═══ Dataset section
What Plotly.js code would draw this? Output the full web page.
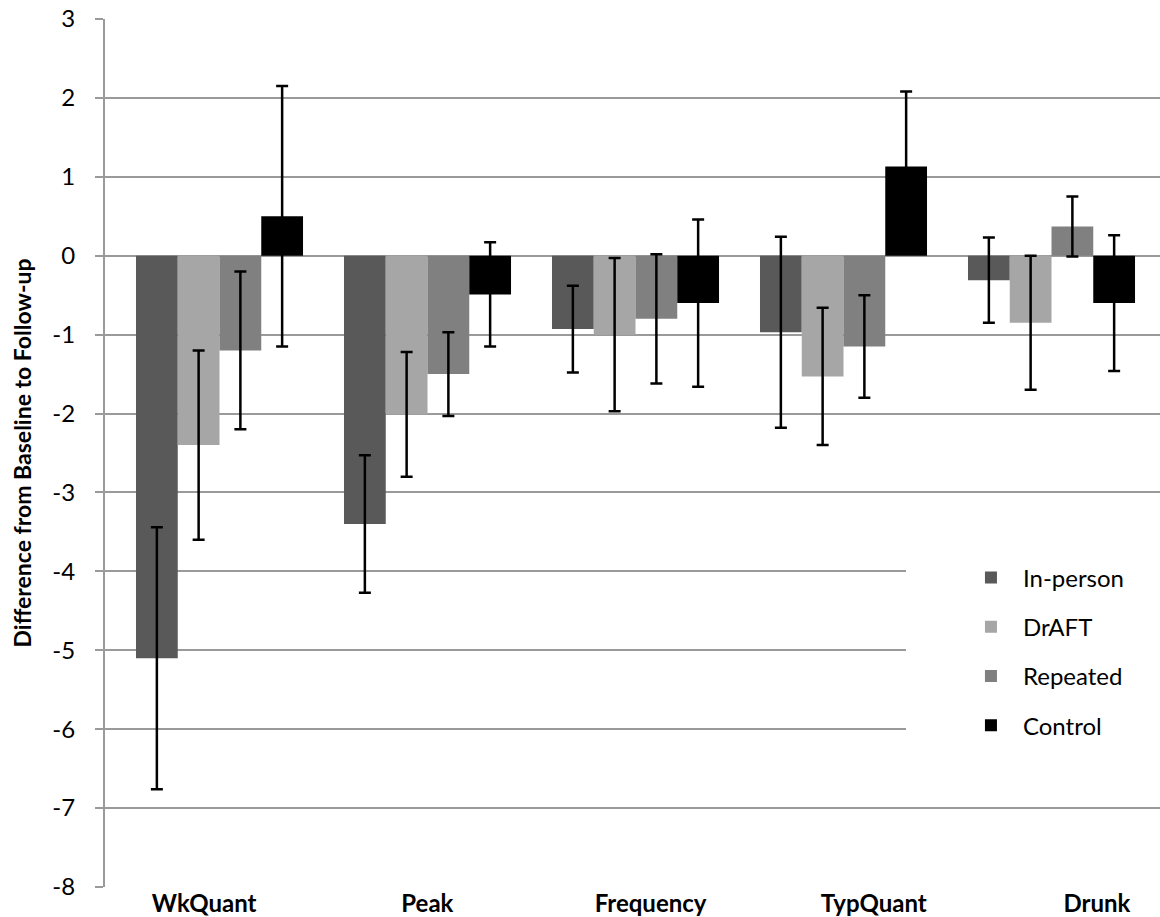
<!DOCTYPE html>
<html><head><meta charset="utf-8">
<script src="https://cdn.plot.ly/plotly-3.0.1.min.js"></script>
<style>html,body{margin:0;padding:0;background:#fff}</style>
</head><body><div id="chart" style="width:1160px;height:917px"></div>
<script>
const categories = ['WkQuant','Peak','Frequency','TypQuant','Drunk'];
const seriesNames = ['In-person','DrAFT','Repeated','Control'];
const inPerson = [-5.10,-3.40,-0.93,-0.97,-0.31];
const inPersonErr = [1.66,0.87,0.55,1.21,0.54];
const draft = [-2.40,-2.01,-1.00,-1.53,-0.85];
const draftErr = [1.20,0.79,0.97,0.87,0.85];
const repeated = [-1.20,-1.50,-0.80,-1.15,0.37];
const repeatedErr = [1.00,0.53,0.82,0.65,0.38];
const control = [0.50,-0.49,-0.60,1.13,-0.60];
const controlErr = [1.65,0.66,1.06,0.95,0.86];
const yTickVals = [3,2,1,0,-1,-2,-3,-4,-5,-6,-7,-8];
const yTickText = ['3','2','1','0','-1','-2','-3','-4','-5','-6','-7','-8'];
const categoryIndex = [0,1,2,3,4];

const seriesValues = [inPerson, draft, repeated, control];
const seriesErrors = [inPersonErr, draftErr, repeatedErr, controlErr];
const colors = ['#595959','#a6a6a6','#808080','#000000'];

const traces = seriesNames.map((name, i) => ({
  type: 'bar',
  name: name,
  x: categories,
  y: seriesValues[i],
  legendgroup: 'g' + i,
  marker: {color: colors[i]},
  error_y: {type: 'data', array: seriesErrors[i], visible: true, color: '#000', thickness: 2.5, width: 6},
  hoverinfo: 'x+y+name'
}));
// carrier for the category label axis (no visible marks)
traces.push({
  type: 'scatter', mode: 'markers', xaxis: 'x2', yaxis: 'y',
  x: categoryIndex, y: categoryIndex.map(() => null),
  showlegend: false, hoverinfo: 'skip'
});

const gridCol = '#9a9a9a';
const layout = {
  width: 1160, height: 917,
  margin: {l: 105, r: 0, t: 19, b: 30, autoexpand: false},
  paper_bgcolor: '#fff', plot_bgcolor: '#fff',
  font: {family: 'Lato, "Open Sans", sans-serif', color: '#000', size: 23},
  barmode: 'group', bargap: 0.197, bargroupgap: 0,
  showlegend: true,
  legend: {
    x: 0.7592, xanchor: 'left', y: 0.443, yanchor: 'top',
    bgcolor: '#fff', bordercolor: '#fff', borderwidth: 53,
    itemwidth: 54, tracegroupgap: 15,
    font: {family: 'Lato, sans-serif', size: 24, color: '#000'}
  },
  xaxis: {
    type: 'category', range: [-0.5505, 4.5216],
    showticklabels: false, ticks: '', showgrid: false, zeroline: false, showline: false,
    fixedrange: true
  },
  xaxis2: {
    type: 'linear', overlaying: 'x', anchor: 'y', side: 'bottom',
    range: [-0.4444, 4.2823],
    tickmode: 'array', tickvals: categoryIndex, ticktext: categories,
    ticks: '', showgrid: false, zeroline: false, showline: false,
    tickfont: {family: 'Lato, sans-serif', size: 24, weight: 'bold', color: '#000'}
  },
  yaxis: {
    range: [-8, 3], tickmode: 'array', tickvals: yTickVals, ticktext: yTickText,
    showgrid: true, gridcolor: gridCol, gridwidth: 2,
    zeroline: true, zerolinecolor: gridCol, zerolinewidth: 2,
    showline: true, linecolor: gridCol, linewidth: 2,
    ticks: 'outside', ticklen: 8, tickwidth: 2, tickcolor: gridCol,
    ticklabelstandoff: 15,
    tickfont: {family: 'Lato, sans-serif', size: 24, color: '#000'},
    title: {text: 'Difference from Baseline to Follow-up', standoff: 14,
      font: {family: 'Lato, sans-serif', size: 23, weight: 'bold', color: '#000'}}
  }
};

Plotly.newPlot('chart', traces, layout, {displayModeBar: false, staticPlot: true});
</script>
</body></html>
══════
--- Given task ---
Transcribe exactly, with no pictures, the lines running from the first line of the material through the line holding "const colors = ['#595959','#a6a6a6','#808080','#000000'];".

--- Expected answer ---
What Plotly.js code would draw this? Output the full web page.
<!DOCTYPE html>
<html><head><meta charset="utf-8">
<script src="https://cdn.plot.ly/plotly-3.0.1.min.js"></script>
<style>html,body{margin:0;padding:0;background:#fff}</style>
</head><body><div id="chart" style="width:1160px;height:917px"></div>
<script>
const categories = ['WkQuant','Peak','Frequency','TypQuant','Drunk'];
const seriesNames = ['In-person','DrAFT','Repeated','Control'];
const inPerson = [-5.10,-3.40,-0.93,-0.97,-0.31];
const inPersonErr = [1.66,0.87,0.55,1.21,0.54];
const draft = [-2.40,-2.01,-1.00,-1.53,-0.85];
const draftErr = [1.20,0.79,0.97,0.87,0.85];
const repeated = [-1.20,-1.50,-0.80,-1.15,0.37];
const repeatedErr = [1.00,0.53,0.82,0.65,0.38];
const control = [0.50,-0.49,-0.60,1.13,-0.60];
const controlErr = [1.65,0.66,1.06,0.95,0.86];
const yTickVals = [3,2,1,0,-1,-2,-3,-4,-5,-6,-7,-8];
const yTickText = ['3','2','1','0','-1','-2','-3','-4','-5','-6','-7','-8'];
const categoryIndex = [0,1,2,3,4];

const seriesValues = [inPerson, draft, repeated, control];
const seriesErrors = [inPersonErr, draftErr, repeatedErr, controlErr];
const colors = ['#595959','#a6a6a6','#808080','#000000'];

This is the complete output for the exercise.